As we crawl deeper into the "cabin fever days" of mid-winter, thoughts of brighter and greener days can not help but enter our minds. This is the prime time to be thinking about planning a trip, whether it be a relatively nearby adventure like a trip to one (or more) of northern Wisconsin's many spectacular warmwater rivers, a trip to the Lower Wisconsin River, a trip to some of my Driftless homewaters, or a trip a bit further from home to chase trout out west, salmon in Alaska, or something even more exotic. Do you hire a guide or do it yourself?

Tim holding George's bass
Tim Landwehr holding a Smallmouth Bass for George Close on a trip with Tight Lines Fly Fishing.

The answer certainly depends upon a huge number of factors but I am usually a do it yourself kind of angler. Personally, I enjoy the figuring it out and even struggling a bit to do so. Then again, I am a pretty experienced angler and much more of a "zen angler" than I used to be. Of course financial situation is a huge consideration for most - myself most certainly included. Hiring a guide is not cheap - nor should it be when you think of the time, equipment, and other things involved with guiding.

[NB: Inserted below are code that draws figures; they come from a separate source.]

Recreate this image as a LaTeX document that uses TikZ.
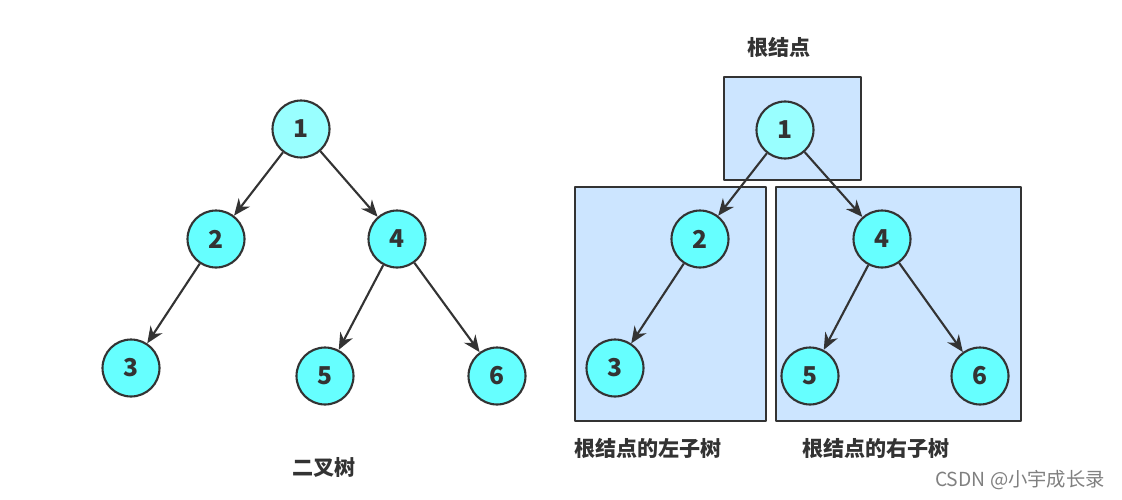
\documentclass[tikz,border=0pt]{standalone}
\usepackage{fontspec}
\setmainfont{Noto Sans CJK SC}
\usetikzlibrary{arrows.meta}
\definecolor{nodecyan}{HTML}{66FFFF}
\definecolor{rootcyan}{HTML}{99FFFF}
\definecolor{boxblue}{HTML}{CCE5FF}
\definecolor{edgegray}{HTML}{333333}
\begin{document}
\begin{tikzpicture}[x=0.02cm, y=-0.02cm, line join=round, >={Stealth[length=9.5pt,width=8pt]},
	tnode/.style={circle, draw=edgegray, line width=1.2pt, fill=nodecyan, minimum size=1.14cm, inner sep=0pt, font=\fontsize{14}{16}\selectfont\bfseries, text=edgegray},
	troot/.style={tnode, fill=rootcyan},
	tedge/.style={->, draw=edgegray, line width=1.2pt},
	subbox/.style={draw=edgegray, line width=1.2pt, fill=boxblue},
	caption/.style={font=\fontsize{12}{14}\selectfont\bfseries, text=edgegray}]
	\useasboundingbox (0,0) rectangle (1122,500);
	% binary tree
	\node[troot] (a1) at (301,129) {1};
	\node[tnode] (a2) at (216,239) {2};
	\node[tnode] (a4) at (397,239) {4};
	\node[tnode] (a3) at (131,368) {3};
	\node[tnode] (a5) at (325,376) {5};
	\node[tnode] (a6) at (497,376) {6};
	\draw[tedge] (a1)--(a2);
	\draw[tedge] (a1)--(a4);
	\draw[tedge] (a2)--(a3);
	\draw[tedge] (a4)--(a5);
	\draw[tedge] (a4)--(a6);
	\node[caption] (cap) at (324,467) {二叉树};
	% root and subtrees
	\draw[subbox] (724,77) rectangle (861,180);
	\draw[subbox] (575,187) rectangle (766,421);
	\draw[subbox] (776,187) rectangle (1021,421);
	\node[troot] (b1) at (785,130) {1};
	\node[tnode] (b2) at (700,239) {2};
	\node[tnode] (b4) at (882,239) {4};
	\node[tnode] (b3) at (615,368) {3};
	\node[tnode] (b5) at (810,376) {5};
	\node[tnode] (b6) at (980,376) {6};
	\draw[tedge] (b1)--(b2);
	\draw[tedge] (b1)--(b4);
	\draw[tedge] (b2)--(b3);
	\draw[tedge] (b4)--(b5);
	\draw[tedge] (b4)--(b6);
	\node[caption] (rootcap) at (779,47) {根结点};
	\node[caption] (leftcap) at (648,448) {根结点的左子树};
	\node[caption] (rightcap) at (876,448) {根结点的右子树};
	\node[font=\fontsize{11}{13}\selectfont, text=gray] (mark) at (1020,480) {CSDN @小宇成长录};
\end{tikzpicture}
\end{document}
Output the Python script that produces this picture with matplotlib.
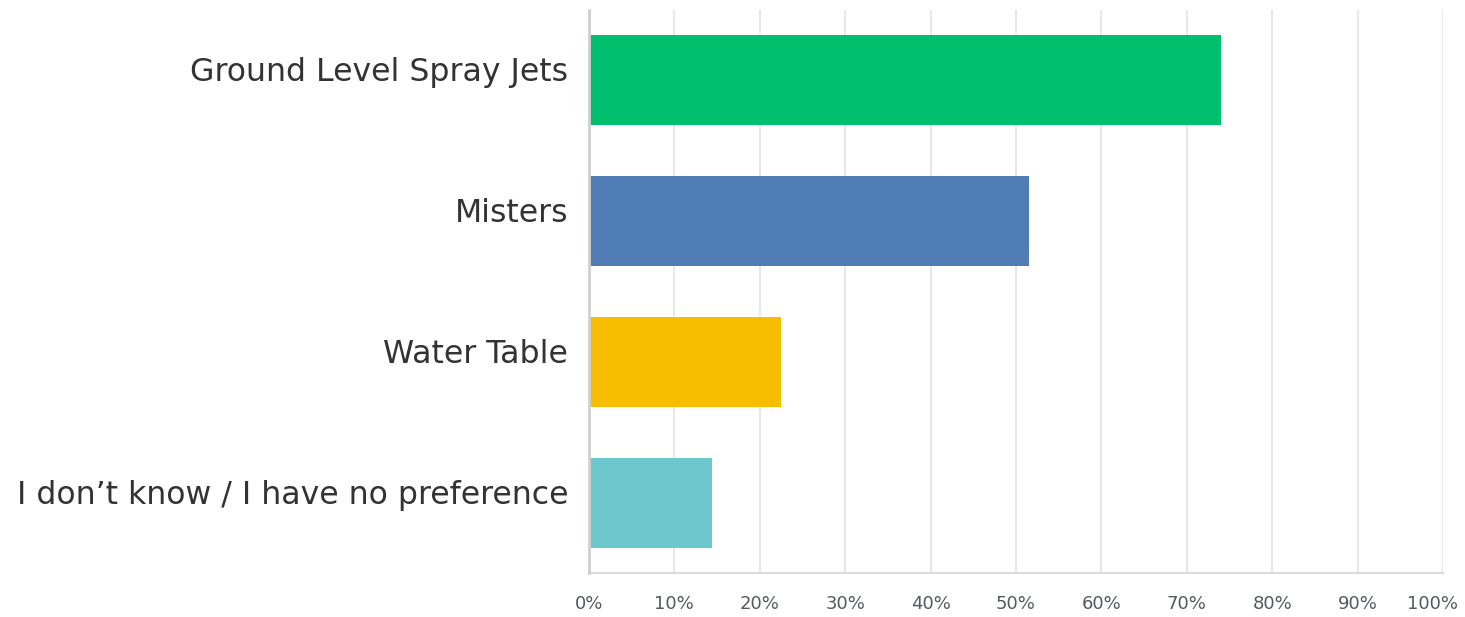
import numpy as np
import matplotlib.pyplot as plt
import matplotlib.transforms as mtransforms

# Datos del grafico
categorias = ['Ground Level Spray Jets', 'Misters', 'Water Table',
              'I don\u2019t know / I have no preference']
valores = [74.0, 51.5, 22.5, 14.4]
colores = ['#00c070', '#4f7cb5', '#f7be00', '#6cc8cc']
ticks = np.arange(0, 101, 10)
tick_labels = [f'{t}%' for t in ticks]

fig = plt.figure(figsize=(14.65, 6.17), dpi=100)
ax = fig.add_axes([0.402, 0.0713, 0.583, 0.913])

y = np.arange(len(categorias))
ax.barh(y, valores, height=0.64, color=colores, zorder=3)
ax.set_ylim(len(categorias) - 0.5, -0.5)
ax.set_xlim(0, 100)

ax.set_xticks(ticks)
ax.set_xticklabels(tick_labels, fontsize=13, color='#555a60', family='DejaVu Sans')
ax.set_yticks(y)
ax.set_yticklabels(categorias, fontsize=22.7, color='#333333', family='DejaVu Sans')
ax.tick_params(axis='x', length=0, pad=16)
ax.tick_params(axis='y', length=0, pad=15)

# subir un poco las etiquetas de categoria
sube = mtransforms.ScaledTranslation(0, 11 / 100, fig.dpi_scale_trans)
for lbl in ax.get_yticklabels():
    lbl.set_transform(lbl.get_transform() + sube)
# mover el 100% para que quepa
izq = mtransforms.ScaledTranslation(-11 / 100, 0, fig.dpi_scale_trans)
ultimo = ax.get_xticklabels()[-1]
ultimo.set_transform(ultimo.get_transform() + izq)

ax.grid(axis='x', color='#e8e8e8', linewidth=1.5, zorder=0)
for lado in ['top', 'right']:
    ax.spines[lado].set_visible(False)
ax.spines['left'].set_color('#d0d0d0')
ax.spines['left'].set_linewidth(2)
ax.spines['bottom'].set_color('#dcdcdc')
ax.spines['bottom'].set_linewidth(1.5)
ax.spines['left'].set_zorder(4)

fig.savefig('out.png', dpi=100)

In order to be as transparent as I can, these are my thoughts which are formed by my experiences which are relatively few. I have only hired a guide a few times - I would do it more if I could afford but I also like to do it myself.

My first guided trip - a smallmouth trip down one of the branches of the Flambeau River

Why Hire a Guide?


To catch more fish, duh! I think that is a poor answer to the question. I mean sure, it is fishing so it is about catching fish but there are so many better reasons to hire a guide. An experienced, competent angler that has done some research, stopped at fly shops, and talked to a few fellow anglers should be able to figure it out most places they go to fish. And that is a post for another day...


Better answers for the question, why hire a guide?, in my opinion are:


To help develop skills faster. There are many ways to develop more and better fly fishing skills but they all involve you doing it. Hiring a guide should help improve your casting, your ability to read the water, to figure out where fish are (and where they are not), and really any other basic skill (tying knots, building leaders, mending, etc.). Good guides should be flexible and be able to help any angler learn something new. I have improved my casting, ability to read the water (particularly on the Lower Wisconsin where this is VERY difficult), knot tying, and other skills through guides.


Save yourself time. Figure it out takes time - hiring a guide saves you the time it takes to figure it out. By going with a guide, you are, in part, paying for somebody else's past efforts and experiences on those waters. I have written a number of times about learning curves - there is absolutely no better way to shorten the learning curve than by fishing and learning from knowledgeable and experienced anglers. I was incredibly fortunate to have great mentors that helped me shorten the learning curve but not everyone is so fortunate. I will go as far as to say that if you can afford to hire a guide, there is no better way to learn about fly fishing.

Scene from crash camp
Ben Lubchansky unhooking yet another Smallmouth Bass during our Crash Camp trip with Black Earth Angling Co.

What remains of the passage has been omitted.